The missile test, dubbed “Glory Trip 218,” was the second this month and the latest in a series designed to confirm the reliability of the Cold War-era missile and all its components. The Minuteman 3, first deployed in 1970, has long exceeded its original 10-year lifespan. It is so old that vital parts are no longer in production.

The Air Force operates 450 Minuteman missiles — 150 at each of three missile fields in Wyoming, Montana and North Dakota. A few times a year, one missile is pulled from its silo and trucked to Vandenberg, minus its nuclear warhead, for a test launch.

Aside from confirming technical soundness, Minuteman test launches are the U.S. military’s way of sharpening the message that forms the foundation of U.S. nuclear deterrence theory — that if potential attackers believe U.S. nuclear missiles and bombs are ready for war at all times, then no adversary would dare start a nuclear fight.

The credibility of this message can be damaged by signs of weakness or instability in the nuclear weapons force. In 2013-14 the Associated Press documented morale, training, leadership and equipment problems in the Minuteman force, and in January the Air Force acknowledged to the AP that errors by a maintenance crew damaged an armed Minuteman in May 2014.

Work said in an interview ahead of Thursday’s launch that he sees good progress in fixing the problems in the nuclear missile corps. He also said the Vandenberg test launches are critically important.

“It is a signal to anyone who has nuclear weapons that we are prepared to use nuclear weapons in defense of our country, if necessary,” he said, adding later, “We do it to demonstrate that these missiles —- even though they’re old — they still remain the most effective, or one of the most effective, missiles in the world.”

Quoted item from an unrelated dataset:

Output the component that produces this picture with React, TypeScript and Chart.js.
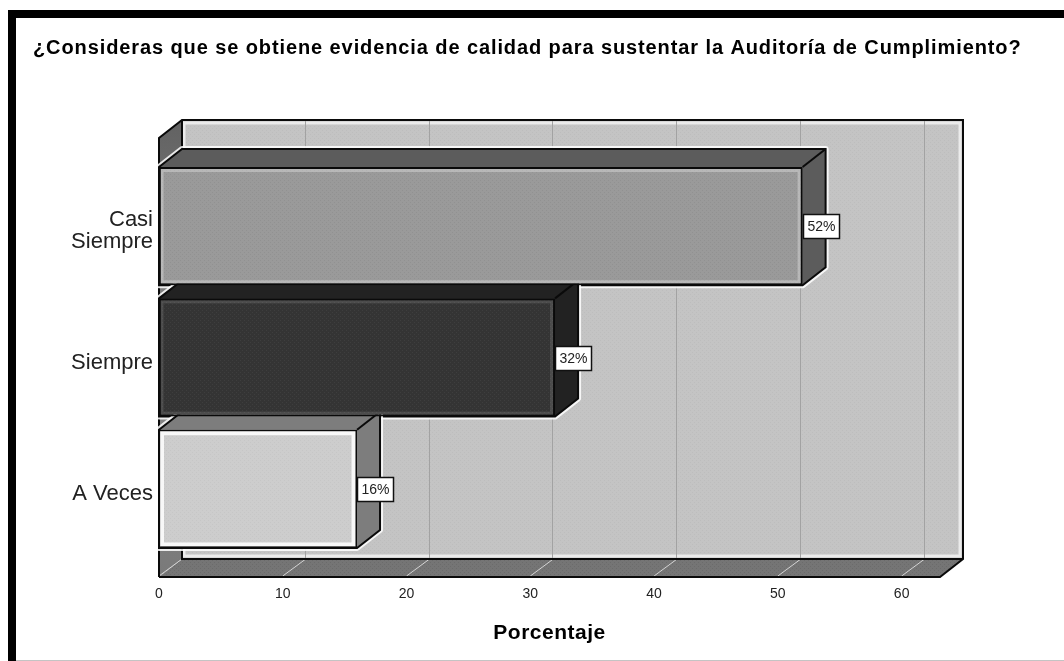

Air Force officials say the test launches are a morale booster because they give launch crews and others a chance to leave their usual duties and participate in an actual launch. They otherwise do 24-hour shifts, year-round, in underground missile command posts, hoping the call to combat never comes.

Constance Baroudos, a defense analyst at the Lexington Institute think tank, sees great deterrent value in the Minuteman test launches.

“Deterrence basically doesn’t work unless the threat is deemed credible,” she said. “So every time we test ICBMs, we demonstrate not only that the weapons work but also that they are ready to be launched. When those tests are conducted, the Russians, the Chinese and other international actors are watching, and they send a message to a potential aggressor that they not do anything they would regret.”

Together, the United States and Russia control the vast majority of the world’s nuclear weapons, and both countries regularly conduct ICBM test launches. The Russians generally do them more often, at least in part because they have new missiles in development whereas the Minuteman 3 is the only U.S. ICBM. The U.S. Air Force is planning a new-generation ICBM, but it is not scheduled to begin entering the force until about 2030.

Pavel Podvig, an independent analyst of Russian nuclear forces and publisher of the RussianForces.org blog, said in an interview that Moscow puts less stock in the public messaging aspect of missile test launches than does Washington.

“They (the Russians) do want to make sure the missiles are still functioning,” he said, “But the message is as much for themselves as for the outside world.”

North Korea, on the other hand, aims for maximum political impact when it conducts missile test launches or detonates a nuclear device, as it did Jan. 6. The potential for North Korea to field a nuclear warhead small enough to fit atop an intercontinental missile is among the worries American officials cite as justification for investing tens of billions of dollars in a new fleet of U.S. ICBMs and other types of nuclear weaponry.